Stored data

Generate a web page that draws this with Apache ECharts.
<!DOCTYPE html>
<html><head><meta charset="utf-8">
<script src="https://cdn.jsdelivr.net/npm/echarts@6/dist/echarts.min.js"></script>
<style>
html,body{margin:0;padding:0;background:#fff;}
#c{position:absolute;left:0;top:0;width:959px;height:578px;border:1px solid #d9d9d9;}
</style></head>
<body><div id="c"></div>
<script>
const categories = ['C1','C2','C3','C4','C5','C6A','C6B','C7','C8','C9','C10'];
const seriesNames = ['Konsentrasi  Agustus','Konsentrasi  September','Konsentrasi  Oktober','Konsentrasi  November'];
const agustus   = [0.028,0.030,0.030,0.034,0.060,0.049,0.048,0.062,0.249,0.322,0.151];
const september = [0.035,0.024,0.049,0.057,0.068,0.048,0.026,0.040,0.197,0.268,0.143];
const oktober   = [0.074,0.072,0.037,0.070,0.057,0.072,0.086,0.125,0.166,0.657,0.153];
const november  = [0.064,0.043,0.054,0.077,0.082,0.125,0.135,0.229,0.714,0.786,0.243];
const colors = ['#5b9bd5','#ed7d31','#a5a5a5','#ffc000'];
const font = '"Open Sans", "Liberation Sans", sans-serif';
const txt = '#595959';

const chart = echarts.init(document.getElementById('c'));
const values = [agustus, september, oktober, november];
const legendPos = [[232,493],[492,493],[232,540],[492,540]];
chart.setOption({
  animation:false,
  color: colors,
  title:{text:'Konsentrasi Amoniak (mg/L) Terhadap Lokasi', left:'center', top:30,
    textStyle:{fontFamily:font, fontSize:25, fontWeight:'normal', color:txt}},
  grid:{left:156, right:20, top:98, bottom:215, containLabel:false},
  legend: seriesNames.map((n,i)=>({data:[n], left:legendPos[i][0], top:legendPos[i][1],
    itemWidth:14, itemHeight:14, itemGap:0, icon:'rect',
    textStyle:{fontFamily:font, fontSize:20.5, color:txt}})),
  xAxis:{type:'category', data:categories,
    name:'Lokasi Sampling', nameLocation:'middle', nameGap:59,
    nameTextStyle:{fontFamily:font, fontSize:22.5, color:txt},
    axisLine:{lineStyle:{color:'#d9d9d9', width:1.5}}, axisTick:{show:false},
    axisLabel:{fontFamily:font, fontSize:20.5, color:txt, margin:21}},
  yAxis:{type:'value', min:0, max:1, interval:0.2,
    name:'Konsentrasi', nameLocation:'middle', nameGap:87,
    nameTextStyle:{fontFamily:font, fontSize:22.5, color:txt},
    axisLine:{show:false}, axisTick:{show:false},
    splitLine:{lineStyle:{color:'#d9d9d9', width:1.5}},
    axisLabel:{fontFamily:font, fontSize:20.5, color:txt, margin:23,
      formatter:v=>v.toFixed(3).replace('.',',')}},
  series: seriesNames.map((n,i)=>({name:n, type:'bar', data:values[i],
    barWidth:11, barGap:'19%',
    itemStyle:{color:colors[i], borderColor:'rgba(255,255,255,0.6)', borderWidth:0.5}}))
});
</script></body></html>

...

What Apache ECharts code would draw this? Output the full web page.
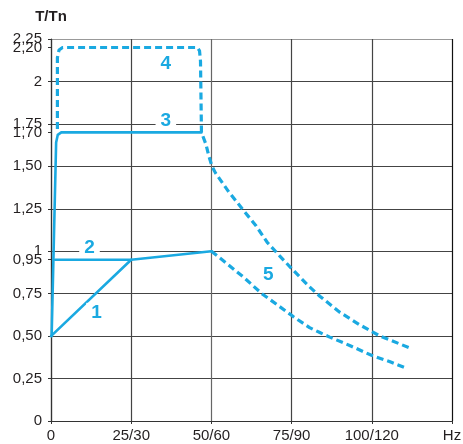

Given task
Above are the entries. Quote exactly the lines from the one bearing "Generate a web" through the one bearing "const txt = '#595959';".

Worked answer
Generate a web page that draws this with Apache ECharts.
<!DOCTYPE html>
<html><head><meta charset="utf-8">
<script src="https://cdn.jsdelivr.net/npm/echarts@6/dist/echarts.min.js"></script>
<style>
html,body{margin:0;padding:0;background:#fff;}
#c{position:absolute;left:0;top:0;width:959px;height:578px;border:1px solid #d9d9d9;}
</style></head>
<body><div id="c"></div>
<script>
const categories = ['C1','C2','C3','C4','C5','C6A','C6B','C7','C8','C9','C10'];
const seriesNames = ['Konsentrasi  Agustus','Konsentrasi  September','Konsentrasi  Oktober','Konsentrasi  November'];
const agustus   = [0.028,0.030,0.030,0.034,0.060,0.049,0.048,0.062,0.249,0.322,0.151];
const september = [0.035,0.024,0.049,0.057,0.068,0.048,0.026,0.040,0.197,0.268,0.143];
const oktober   = [0.074,0.072,0.037,0.070,0.057,0.072,0.086,0.125,0.166,0.657,0.153];
const november  = [0.064,0.043,0.054,0.077,0.082,0.125,0.135,0.229,0.714,0.786,0.243];
const colors = ['#5b9bd5','#ed7d31','#a5a5a5','#ffc000'];
const font = '"Open Sans", "Liberation Sans", sans-serif';
const txt = '#595959';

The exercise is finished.